**SUPPLIED DATA**
---

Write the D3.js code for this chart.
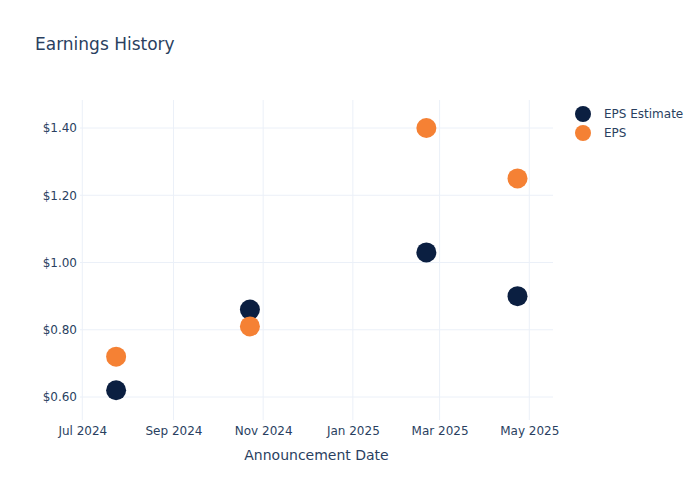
<!DOCTYPE html>
<html>
<head>
<meta charset="utf-8">
<script src="https://cdn.jsdelivr.net/npm/d3@7"></script>
<style>
  body { margin: 0; background: #fff; }
  text { font-family: "DejaVu Sans", Verdana, sans-serif; fill: #2a3f5f; }
</style>
</head>
<body>
<div id="chart"></div>
<script>
// data
const dates = ["2024-07-24", "2024-10-23", "2025-02-20", "2025-04-23"];
const epsEstimate = [0.62, 0.86, 1.03, 0.90];
const eps = [0.72, 0.81, 1.40, 1.25];
const yTicks = [0.60, 0.80, 1.00, 1.20, 1.40];
const xTicks = ["2024-07-01", "2024-09-01", "2024-11-01", "2025-01-01", "2025-03-01", "2025-05-01"];
const seriesNames = ["EPS Estimate", "EPS"];
const seriesColors = ["#0b1f41", "#f58134"];

const width = 700, height = 500;
const plotLeft = 80, plotRight = 553, plotTop = 100, plotBottom = 420;

const parse = d3.timeParse("%Y-%m-%d");

const svg = d3.select("#chart")
  .append("svg")
    .attr("width", width)
    .attr("height", height);

// x domain runs a little before Jul 1 and past May 1, like the autorange
const x = d3.scaleTime()
    .domain([new Date(2024, 5, 29, 10, 30), new Date(2025, 4, 17, 3, 0)])
    .range([plotLeft, plotRight]);

const y = d3.scaleLinear()
    .domain([0.5316, 1.4833])
    .range([plotBottom, plotTop]);

// gridlines
svg.append("g")
  .selectAll("line")
  .data(xTicks)
  .join("line")
    .attr("x1", d => x(parse(d)))
    .attr("x2", d => x(parse(d)))
    .attr("y1", plotTop)
    .attr("y2", plotBottom)
    .attr("stroke", "#ebf0f8")
    .attr("stroke-width", 1);

svg.append("g")
  .selectAll("line")
  .data(yTicks)
  .join("line")
    .attr("x1", plotLeft)
    .attr("x2", plotRight)
    .attr("y1", d => y(d))
    .attr("y2", d => y(d))
    .attr("stroke", "#ebf0f8")
    .attr("stroke-width", 1);

// axes (labels only, no domain lines)
const xAxis = d3.axisBottom(x)
    .tickValues(xTicks.map(parse))
    .tickFormat(d3.timeFormat("%b %Y"))
    .tickSize(0)
    .tickPadding(6);

svg.append("g")
    .attr("transform", `translate(0,${plotBottom})`)
    .call(xAxis)
    .call(g => g.select(".domain").remove())
    .call(g => g.selectAll("text")
        .attr("font-size", 12)
        .attr("fill", "#2a3f5f")
        .style("font-family", "DejaVu Sans, Verdana, sans-serif"));

const yAxis = d3.axisLeft(y)
    .tickValues(yTicks)
    .tickFormat(d => "$" + d.toFixed(2))
    .tickSize(0)
    .tickPadding(3);

svg.append("g")
    .attr("transform", `translate(${plotLeft},0)`)
    .call(yAxis)
    .call(g => g.select(".domain").remove())
    .call(g => g.selectAll("text")
        .attr("font-size", 12)
        .attr("fill", "#2a3f5f")
        .style("font-family", "DejaVu Sans, Verdana, sans-serif"));

// markers
const series = [epsEstimate, eps];
series.forEach((values, s) => {
    svg.append("g")
      .selectAll("circle")
      .data(values)
      .join("circle")
        .attr("cx", (d, i) => x(parse(dates[i])))
        .attr("cy", d => y(d))
        .attr("r", 10)
        .attr("fill", seriesColors[s]);
});

// title
svg.append("text")
    .attr("x", 35)
    .attr("y", 50)
    .attr("font-size", 17)
    .text("Earnings History");

// x axis title
svg.append("text")
    .attr("x", (plotLeft + plotRight) / 2)
    .attr("y", 460)
    .attr("text-anchor", "middle")
    .attr("font-size", 14)
    .text("Announcement Date");

// legend
const legend = svg.append("g");
seriesNames.forEach((name, i) => {
    legend.append("circle")
        .attr("cx", 583)
        .attr("cy", 114 + i * 19)
        .attr("r", 8)
        .attr("fill", seriesColors[i]);
    legend.append("text")
        .attr("x", 604)
        .attr("y", 114 + i * 19)
        .attr("dy", "0.35em")
        .attr("font-size", 12)
        .text(name);
});
</script>
</body>
</html>
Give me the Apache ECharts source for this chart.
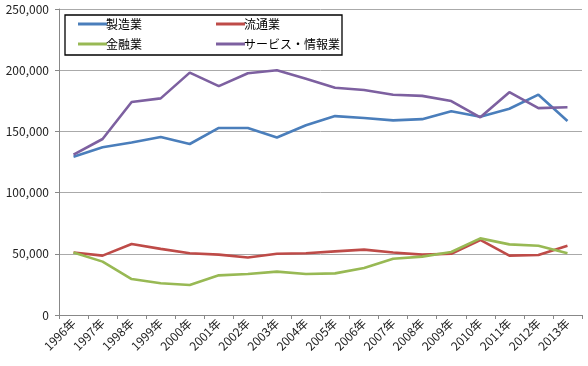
<!DOCTYPE html>
<html><head><meta charset="utf-8">
<script src="https://cdn.jsdelivr.net/npm/echarts@6/dist/echarts.min.js"></script>
<style>html,body{margin:0;padding:0;background:#fff}#c{width:588px;height:366px}</style>
</head><body><div id="c"></div>
<script>
const years = ['1996年','1997年','1998年','1999年','2000年','2001年','2002年','2003年','2004年','2005年','2006年','2007年','2008年','2009年','2010年','2011年','2012年','2013年'];
const manufacturing = [129300,137000,141000,145500,139700,152800,152800,145000,155000,162500,161000,159000,160000,166500,162000,168500,180000,158500];
const distribution = [51000,48500,58000,54000,50400,49300,47000,50000,50500,52000,53400,51000,49300,50000,61300,48500,49000,56600];
const finance = [51000,43600,29400,25900,24500,32400,33500,35400,33500,34000,38400,46000,47700,51500,62600,57700,56600,50400];
const service = [131000,143800,174000,177000,198000,187000,197500,200000,193000,185700,183800,180000,179000,174800,161500,182000,169000,169700];
const seriesNames = ['製造業','流通業','金融業','サービス・情報業'];
const colors = ['#4A7EBB','#BE4B48','#98B954','#7D60A0'];
const font = '"Noto Sans CJK JP", "DejaVu Sans", sans-serif';

const chart = echarts.init(document.getElementById('c'));
const mk = (name, data, color) => ({
  name, type: 'line', data, showSymbol: false, symbol: 'none',
  lineStyle: { color, width: 2.6 }, itemStyle: { color }, animation: false
});
const legendCommon = { orient: 'vertical', top: 13, itemGap: 8, icon: 'rect', itemWidth: 29, itemHeight: 3,
  textStyle: { fontSize: 12, color: '#000', fontFamily: font, padding: [0,0,0,-6] } };
chart.setOption({
  animation: false,
  textStyle: { fontFamily: font },
  grid: { left: 59, right: 6, top: 9, bottom: 51, containLabel: false },
  xAxis: {
    type: 'category', data: years, boundaryGap: true,
    axisLine: { lineStyle: { color: '#888', width: 1 } },
    axisTick: { show: true, length: 4, alignWithLabel: false, lineStyle: { color: '#888' } },
    axisLabel: { rotate: 45, fontSize: 12, color: '#222', margin: 6, interval: 0, fontFamily: font }
  },
  yAxis: {
    type: 'value', min: 0, max: 250000, interval: 50000,
    axisLine: { show: true, lineStyle: { color: '#888', width: 1 } },
    axisTick: { show: true, length: 4, lineStyle: { color: '#888' } },
    splitLine: { lineStyle: { color: '#aaa', width: 1 } },
    axisLabel: { fontSize: 12, color: '#222', margin: 10, fontFamily: font,
      formatter: v => v.toLocaleString('en-US') }
  },
  legend: [
    Object.assign({ data: [seriesNames[0], seriesNames[2]], left: 73 }, legendCommon),
    Object.assign({ data: [seriesNames[1], seriesNames[3]], left: 211 }, legendCommon)
  ],
  graphic: [{ type: 'rect', shape: { x: 65, y: 15, width: 277, height: 40 },
    style: { fill: '#fff', stroke: '#000', lineWidth: 1.3 }, z: 0 }],
  series: [
    mk(seriesNames[0], manufacturing, colors[0]),
    mk(seriesNames[1], distribution, colors[1]),
    mk(seriesNames[2], finance, colors[2]),
    mk(seriesNames[3], service, colors[3])
  ]
});
</script></body></html>
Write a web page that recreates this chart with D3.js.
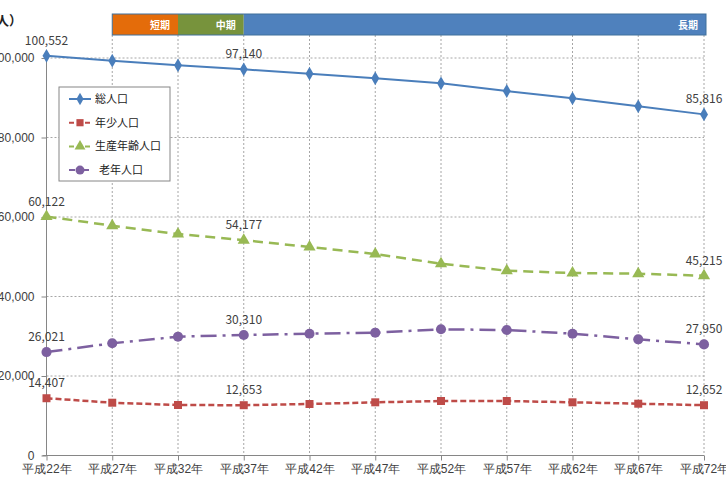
<!DOCTYPE html>
<html>
<head>
<meta charset="utf-8">
<script src="https://cdn.jsdelivr.net/npm/d3@7"></script>
<style>
  body { margin: 0; background: #fff; }
  svg { display: block; font-family: "Noto Sans CJK JP", "Noto Sans", sans-serif; }
</style>
</head>
<body>
<div class="chart"></div>
<script>
// data
var years = ["平成22年", "平成27年", "平成32年", "平成37年", "平成42年", "平成47年",
             "平成52年", "平成57年", "平成62年", "平成67年", "平成72年"];
var total = [100552, 99320, 98160, 97140, 96050, 94890, 93640, 91700, 89860, 87850, 85816];
var young = [14407, 13280, 12700, 12653, 12960, 13380, 13710, 13710, 13380, 13030, 12652];
var working = [60122, 57810, 55720, 54177, 52450, 50690, 48250, 46490, 45910, 45740, 45215];
var elderly = [26021, 28230, 29890, 30310, 30640, 30900, 31750, 31570, 30640, 29230, 27950];
var seriesNames = ["総人口", "年少人口", "生産年齢人口", "老年人口"];
var labeledIdx = [0, 3, 10];
var yTicks = [0, 20000, 40000, 60000, 80000, 100000];
// planning periods, as index ranges into years
var periodNames = ["短期", "中期", "長期"];
var periodStart = [1, 2, 3];
var periodEnd = [2, 3, 10];

var svgWidth = 726, svgHeight = 487;

var svg = d3.select(".chart").append("svg")
    .attr("width", svgWidth)
    .attr("height", svgHeight);

var x = d3.scalePoint().domain(years).range([46.5, 704]);
var y = d3.scaleLinear().domain([0, 110000]).range([455.5, 18.25]);

var barTop = 14, barBottom = 35;
var textColor = "#404040";

// grid
var grid = svg.append("g");
grid.selectAll(".hgrid")
    .data(yTicks.filter(d => d > 0))
    .enter().append("line")
    .attr("x1", x(years[0])).attr("x2", x(years[years.length - 1]))
    .attr("y1", d => y(d)).attr("y2", d => y(d))
    .attr("stroke", "#a6a6a6").attr("stroke-width", 1)
    .attr("stroke-dasharray", "2,2");
grid.selectAll(".vgrid")
    .data(years.slice(1))
    .enter().append("line")
    .attr("x1", d => x(d)).attr("x2", d => x(d))
    .attr("y1", barBottom).attr("y2", y(0))
    .attr("stroke", "#a6a6a6").attr("stroke-width", 1)
    .attr("stroke-dasharray", "2,2");

// axes
var xAxis = svg.append("g")
    .attr("transform", `translate(0,${y(0)})`)
    .call(d3.axisBottom(x).tickSize(5).tickPadding(4));
xAxis.select(".domain").attr("stroke", "#868686")
    .attr("d", `M${x(years[0]) - 4},0H${x(years[years.length - 1])}`);
xAxis.selectAll(".tick line").attr("stroke", "#868686");
xAxis.selectAll("text").attr("font-size", 12).attr("fill", textColor);

var yAxis = svg.append("g")
    .attr("transform", `translate(${x(years[0])},0)`)
    .call(d3.axisLeft(y).tickValues(yTicks).tickSize(5).tickPadding(7)
        .tickFormat(d3.format(",")));
yAxis.select(".domain").attr("stroke", "#868686")
    .attr("d", `M0,${y(0)}V${y(yTicks[yTicks.length - 1])}`);
yAxis.selectAll(".tick line").attr("stroke", "#868686");
yAxis.selectAll("text").attr("font-size", 12).attr("fill", textColor);

svg.append("text")
    .attr("x", 22).attr("y", 25)
    .attr("text-anchor", "end")
    .attr("font-size", 13).attr("font-weight", "bold")
    .attr("fill", "#222")
    .text("（人）");

// period bar
var periodColors = ["#e46c0a", "#77933c", "#4f81bd"];
var barLeft = x(years[periodStart[0]]);
var barRight = x(years[years.length - 1]) + 2;
var periods = svg.append("g");
periodNames.forEach(function (name, i) {
    var start = x(years[periodStart[i]]);
    var end = i === periodNames.length - 1 ? barRight : x(years[periodEnd[i]]);
    periods.append("rect")
        .attr("x", start).attr("y", barTop)
        .attr("width", end - start).attr("height", barBottom - barTop)
        .attr("fill", periodColors[i]);
    periods.append("text")
        .attr("x", end - 8).attr("y", (barTop + barBottom) / 2 + 4)
        .attr("text-anchor", "end")
        .attr("font-size", 10).attr("font-weight", "bold")
        .attr("fill", "#fff")
        .text(name);
});
periods.append("rect")
    .attr("x", barLeft).attr("y", barTop)
    .attr("width", barRight - barLeft).attr("height", barBottom - barTop)
    .attr("fill", "none").attr("stroke", "#41719c").attr("stroke-width", 1);

// series
var seriesData = [total, young, working, elderly];
var seriesColor = ["#4a7ebb", "#be4b48", "#98b954", "#7d60a0"];
var seriesDash = [null, "6,3", "10,6", "16,6,3,6"];
var seriesWidth = [2, 2.5, 2.5, 2.5];
var seriesMarker = [d3.symbolDiamond, d3.symbolSquare, d3.symbolTriangle, d3.symbolCircle];
var markerSize = [55, 64, 64, 80];

var line = d3.line()
    .x((d, i) => x(years[i]))
    .y(d => y(d));

seriesData.forEach(function (values, s) {
    var g = svg.append("g");
    g.append("path")
        .datum(values)
        .attr("d", line)
        .attr("fill", "none")
        .attr("stroke", seriesColor[s])
        .attr("stroke-width", seriesWidth[s])
        .attr("stroke-dasharray", seriesDash[s]);
    g.selectAll("path.marker")
        .data(values)
        .enter().append("path")
        .attr("class", "marker")
        .attr("transform", (d, i) => `translate(${x(years[i])},${y(d)})`)
        .attr("d", d3.symbol().type(seriesMarker[s]).size(markerSize[s]))
        .attr("fill", seriesColor[s]);
    g.selectAll("text")
        .data(labeledIdx)
        .enter().append("text")
        .attr("x", i => x(years[i]))
        .attr("y", i => y(values[i]) - 11)
        .attr("text-anchor", "middle")
        .attr("font-size", 12)
        .attr("fill", textColor)
        .text(i => d3.format(",")(values[i]));
});

// legend
var legend = svg.append("g").attr("transform", "translate(59,87)");
legend.append("rect")
    .attr("width", 111).attr("height", 94)
    .attr("fill", "#fff").attr("stroke", "#868686");
seriesNames.forEach(function (name, s) {
    var ly = 12 + s * 23.7;
    legend.append("line")
        .attr("x1", 10).attr("x2", 32)
        .attr("y1", ly).attr("y2", ly)
        .attr("stroke", seriesColor[s]).attr("stroke-width", 2)
        .attr("stroke-dasharray", s === 0 ? null : (s === 3 ? "6,3,2,3" : "5,3"));
    legend.append("path")
        .attr("transform", `translate(21,${ly})`)
        .attr("d", d3.symbol().type(seriesMarker[s]).size(markerSize[s] * 0.8))
        .attr("fill", seriesColor[s]);
    legend.append("text")
        .attr("x", s === 3 ? 40 : 36).attr("y", ly + 4)
        .attr("font-size", 11).attr("fill", "#222")
        .text(name);
});
</script>
</body>
</html>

---

**GOAL**
Copy each line of the data that contains the word "this".

**TASK RESULT**
Write the D3.js code for this chart.
Give me the Apache ECharts source for this chart.
Write a web page that recreates this chart with D3.js.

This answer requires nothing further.